Benjamín Cardona | Más que el agua (Thicker than Water) / 2014

the recurring pattern

by Douglas Messerli

 

Benjamín Cardona (screenwriter and director) Más que el agua (Thicker than Water) / 2014

 

Joaquín Benjamin Cardona) is an out gay Puerto Rican and has finally left his parent’s home, with the help of his grandmother, to live on his own. He has had short-lived gay relationships. But to say that he still have difficulties with his sexuality is an understatement. With his life-time best friend, Carol (Isabel Arraiza)—herself a confused and unhappy heterosexual photographer—the only bars he seems willing to visit are straight ones and then only accompanied by Carol. It’s at just such a bar, while he waits for Carol to show up, that he meets Xavier (Ronald Torres), perhaps the perfect man for him, a man, in the brief time we see them together, who gently challenges Joaquín layers of reservations and fears.


     And for a short while, director Cardona’s complex film reveals their idyllic first days of love. Indeed, it appears that finally Joaquín has found his perfect mate, and in the process he breaks all communication with Carol, perhaps recognizing that their symbiotic relationship is part of his problem, that their dependence upon one another is centered upon their inevitable failures in love.

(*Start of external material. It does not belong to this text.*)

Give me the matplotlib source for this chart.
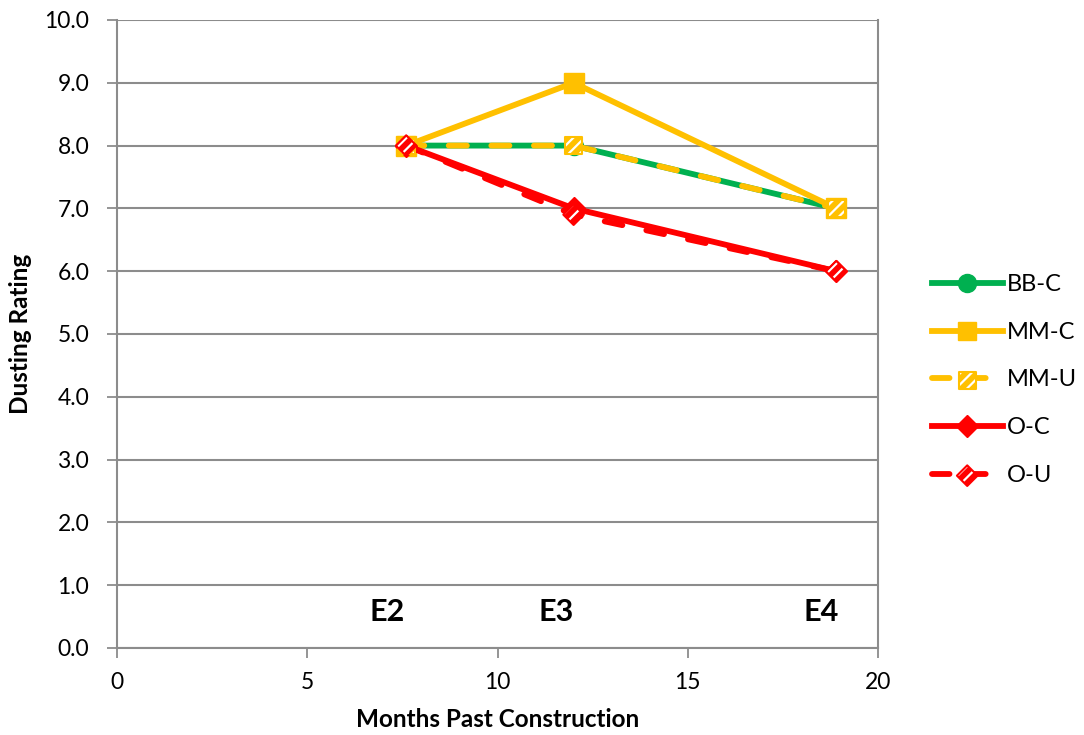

     But Más que el agua, we quickly discover, is not a film about a relationship between two gay men, but about the difficulties of one man attempting to come to terms with his life and, most particularly, his own homosexuality, something many men and women have never fully been able to embrace in themselves. For the thousands of LGBTQ individuals who proudly declare their joy for existing in the world where they might be accepted by others, there perhaps as many who have never fully been able to come to terms with love outside of the borders of the heteronormative worlds in which they exist, hating both worlds for the pitch struggles they feel within.



     Instead of following Joaquín’s new love, the director begins moving back and forth through other episodes in the young man’s life, which include the attempts of a fellow worker to arrange dates for him, other instances of temporary love, and Joaquín’s utter and almost inexplicable rudeness, at one point, to a slightly flirtatious young man who might have compatible as a companion or just friend.

      Most importantly, these disjunctive peregrinations into his past reveal his few returns home where he meets up with a friendly father but a monstrous mother Sarah (Jacqueline Duprey) who, if she even bothers to speak to him it is with total disgust and abuse of both Joaquín and Carol whom, in one instance, he has brought as a date.


      Although from her religious point of view, she cannot accept her son, they have accepted the fact that his sister is having a baby out of wedlock and that the couple has been living together, although even that fact infuriates her. But heterosexuality after all is preferable.

      At another point his mother even orders Joaquín out of the house forever, insisting that the only part of him that will remain is the photograph she keeps near the door of him as a young boy. One can well perceive that Joaquín has not had a strong familial base on which support his own sexual differences.

     On the other hand, his relationship with his grandmother is warm and friendly, she, also having rejected the conservative religiosity of her daughter, is equally unable to deal with his mother. And during one visit to his grandmother before her death, Joaquín openly admits to a pattern of self-destruction when it comes to love, reinforced by his fears and inabilities to commit to his own sexual existence.


     Gradually we begin to perceive those long-time patterns of his life, engaging with individuals deeply as he has with Xavier, before suddenly pulling away and leaving, basically to return to the equally confused and unhappy Carol who together support one another by pretending that they themselves have been the victims of others.

      This time when Joaquín returns to Carol, having left Xavier, she is angry for his having not only cut her temporarily out of his life but for just this continuing pattern. Carol asks why he has finally returned to her, already knowing the answer. “I just want an explanation. I waited for you for a long time, you know. I knew you’d get tired of him.”

       “What makes you so sure of that.”

       “Because that’s how it is. That’s what you do. You let people walk into your life, and when you get tired of them or feel like they are suffocating you, you disappear.”

       “At least I know what I want.”

       “I don’t think so. Don’t be so sure of that.”

       In this case, Joaquín truly does regret his having left Xavier, and returns to him hoping they might start over again or even continue where they left off. But Xavier, it is clear, cannot begin over or continue a relationship with a person so unsettled as Joaquín. And this time the rejection is devastating to the young man because he knows that it is entirely his fault, that Carol has been right. The problem is his, as he has discussed with his grandmother: how to forgive himself, and if he cannot, then how to go on living.

 

     The last scene repeats the first one and, indeed, may be simply a continuation of that conversation where they sit looking out over the harbor, trying to rally their forces by declaring that “Things aren’t as bad as you think.” “You have the freedom to do as you please.” And, the commonplace mantra, “we have one another.”

      Joaquín asks a serious question: “What’s going to happen to us?”

    Carol answers it, probably as she always has, in a meaningless way that substantiates the true emptiness of their friendship: “Nothing. Nothing’s going to happen. You’ll be okay.”

      The fact that he is not “okay,” and that their relationship, in fact, represents nearly “nothing” is the true problem that neither of them can fully face, that what they seek is something other than “the thicker than water” friendship that so falsely walls them off from what they truly want.

 

Los Angeles, October 1, 2023

Reprinted from World Cinema Review (October 2023).